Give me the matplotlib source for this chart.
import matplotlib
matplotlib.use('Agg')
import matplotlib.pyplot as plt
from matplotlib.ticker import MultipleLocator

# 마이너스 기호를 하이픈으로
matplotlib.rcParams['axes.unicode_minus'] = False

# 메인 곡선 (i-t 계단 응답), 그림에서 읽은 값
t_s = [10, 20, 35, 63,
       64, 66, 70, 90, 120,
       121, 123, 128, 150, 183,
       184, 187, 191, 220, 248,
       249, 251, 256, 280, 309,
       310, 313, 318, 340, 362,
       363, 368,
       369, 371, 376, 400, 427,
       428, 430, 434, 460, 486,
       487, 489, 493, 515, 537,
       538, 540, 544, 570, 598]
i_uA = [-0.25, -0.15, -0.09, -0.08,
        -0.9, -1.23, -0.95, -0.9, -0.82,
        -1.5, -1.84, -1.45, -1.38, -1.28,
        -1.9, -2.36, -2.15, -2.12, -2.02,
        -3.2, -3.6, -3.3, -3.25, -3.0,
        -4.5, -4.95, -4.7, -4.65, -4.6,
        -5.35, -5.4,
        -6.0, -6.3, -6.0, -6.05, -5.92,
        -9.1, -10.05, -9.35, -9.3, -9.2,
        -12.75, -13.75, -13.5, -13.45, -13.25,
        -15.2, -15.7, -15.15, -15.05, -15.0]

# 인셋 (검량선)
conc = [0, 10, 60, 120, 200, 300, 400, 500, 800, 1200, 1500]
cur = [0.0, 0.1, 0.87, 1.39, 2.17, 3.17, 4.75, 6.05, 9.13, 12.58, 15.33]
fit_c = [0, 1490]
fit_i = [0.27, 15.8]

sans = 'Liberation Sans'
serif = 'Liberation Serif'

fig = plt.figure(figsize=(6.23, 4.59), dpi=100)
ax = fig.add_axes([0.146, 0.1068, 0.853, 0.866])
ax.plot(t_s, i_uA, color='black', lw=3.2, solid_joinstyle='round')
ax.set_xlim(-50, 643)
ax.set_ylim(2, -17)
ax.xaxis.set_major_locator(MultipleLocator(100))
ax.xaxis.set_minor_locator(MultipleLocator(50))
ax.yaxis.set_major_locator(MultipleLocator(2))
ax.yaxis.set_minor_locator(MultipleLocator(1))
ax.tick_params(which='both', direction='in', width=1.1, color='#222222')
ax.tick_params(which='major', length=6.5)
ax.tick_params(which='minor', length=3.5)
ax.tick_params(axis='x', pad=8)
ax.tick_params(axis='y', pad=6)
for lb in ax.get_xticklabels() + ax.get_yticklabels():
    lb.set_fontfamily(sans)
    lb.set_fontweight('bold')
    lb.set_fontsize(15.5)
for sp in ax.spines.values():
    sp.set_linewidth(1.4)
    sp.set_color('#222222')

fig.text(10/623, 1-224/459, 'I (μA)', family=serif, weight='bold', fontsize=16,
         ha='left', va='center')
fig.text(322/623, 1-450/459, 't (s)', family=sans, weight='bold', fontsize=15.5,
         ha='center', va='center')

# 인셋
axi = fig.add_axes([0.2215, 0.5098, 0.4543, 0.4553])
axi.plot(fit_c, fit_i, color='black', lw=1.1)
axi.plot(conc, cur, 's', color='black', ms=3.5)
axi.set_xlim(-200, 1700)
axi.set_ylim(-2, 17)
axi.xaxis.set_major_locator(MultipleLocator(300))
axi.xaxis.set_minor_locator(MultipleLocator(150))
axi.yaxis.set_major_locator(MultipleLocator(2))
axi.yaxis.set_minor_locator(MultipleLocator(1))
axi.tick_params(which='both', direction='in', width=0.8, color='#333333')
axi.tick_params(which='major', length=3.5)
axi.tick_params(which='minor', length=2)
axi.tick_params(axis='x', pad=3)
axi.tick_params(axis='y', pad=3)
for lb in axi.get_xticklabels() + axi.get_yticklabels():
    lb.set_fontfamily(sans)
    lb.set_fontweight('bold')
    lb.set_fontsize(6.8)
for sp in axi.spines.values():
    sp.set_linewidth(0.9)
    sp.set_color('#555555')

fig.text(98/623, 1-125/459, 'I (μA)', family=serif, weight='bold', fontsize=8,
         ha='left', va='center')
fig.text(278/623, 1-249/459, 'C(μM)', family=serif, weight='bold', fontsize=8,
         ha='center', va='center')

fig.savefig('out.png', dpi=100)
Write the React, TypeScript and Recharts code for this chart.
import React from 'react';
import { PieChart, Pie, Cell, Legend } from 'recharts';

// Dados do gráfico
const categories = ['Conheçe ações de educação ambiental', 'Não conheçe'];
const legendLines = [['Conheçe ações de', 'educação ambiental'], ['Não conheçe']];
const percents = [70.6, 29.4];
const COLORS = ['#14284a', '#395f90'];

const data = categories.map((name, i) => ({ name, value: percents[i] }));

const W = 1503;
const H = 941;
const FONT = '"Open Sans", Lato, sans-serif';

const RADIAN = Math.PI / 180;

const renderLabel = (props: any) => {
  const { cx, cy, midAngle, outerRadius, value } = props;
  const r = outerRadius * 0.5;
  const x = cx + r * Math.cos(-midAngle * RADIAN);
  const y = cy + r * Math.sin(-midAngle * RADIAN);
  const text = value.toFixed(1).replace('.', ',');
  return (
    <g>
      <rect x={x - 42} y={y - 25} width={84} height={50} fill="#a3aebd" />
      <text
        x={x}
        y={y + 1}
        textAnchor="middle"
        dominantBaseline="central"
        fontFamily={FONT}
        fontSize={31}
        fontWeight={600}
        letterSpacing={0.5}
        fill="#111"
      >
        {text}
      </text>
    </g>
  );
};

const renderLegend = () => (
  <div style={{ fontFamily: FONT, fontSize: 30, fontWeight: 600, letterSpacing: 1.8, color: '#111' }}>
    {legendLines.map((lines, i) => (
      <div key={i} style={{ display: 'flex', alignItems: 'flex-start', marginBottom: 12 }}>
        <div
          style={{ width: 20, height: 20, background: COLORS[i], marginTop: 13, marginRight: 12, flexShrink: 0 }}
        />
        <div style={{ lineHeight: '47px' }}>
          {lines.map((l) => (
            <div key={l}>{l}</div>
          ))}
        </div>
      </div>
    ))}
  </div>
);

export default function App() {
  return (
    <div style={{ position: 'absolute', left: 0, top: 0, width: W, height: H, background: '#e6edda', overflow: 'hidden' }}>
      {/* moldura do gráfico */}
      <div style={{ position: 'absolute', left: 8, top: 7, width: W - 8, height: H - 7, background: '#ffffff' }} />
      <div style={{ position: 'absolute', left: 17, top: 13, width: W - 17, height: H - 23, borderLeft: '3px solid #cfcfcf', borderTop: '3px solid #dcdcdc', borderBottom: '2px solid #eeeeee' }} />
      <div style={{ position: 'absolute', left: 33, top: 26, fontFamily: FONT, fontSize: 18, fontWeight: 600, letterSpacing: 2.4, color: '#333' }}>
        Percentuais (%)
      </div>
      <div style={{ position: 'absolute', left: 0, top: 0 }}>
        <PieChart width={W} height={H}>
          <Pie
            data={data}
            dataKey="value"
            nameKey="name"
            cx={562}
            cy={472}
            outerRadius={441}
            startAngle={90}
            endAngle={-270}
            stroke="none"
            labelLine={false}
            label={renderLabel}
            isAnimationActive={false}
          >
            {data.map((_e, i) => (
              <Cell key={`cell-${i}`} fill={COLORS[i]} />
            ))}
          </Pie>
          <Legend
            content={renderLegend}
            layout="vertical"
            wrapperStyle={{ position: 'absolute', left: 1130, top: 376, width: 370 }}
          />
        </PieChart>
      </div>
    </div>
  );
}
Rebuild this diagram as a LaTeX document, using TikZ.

> **Problem**
Repeat only the lines above, from the first line of the entries through the line that contains "matplotlib.rcParams['axes.unicode_minus'] = False", including both ends.

> **Solved exercise**
Give me the matplotlib source for this chart.
import matplotlib
matplotlib.use('Agg')
import matplotlib.pyplot as plt
from matplotlib.ticker import MultipleLocator

# 마이너스 기호를 하이픈으로
matplotlib.rcParams['axes.unicode_minus'] = False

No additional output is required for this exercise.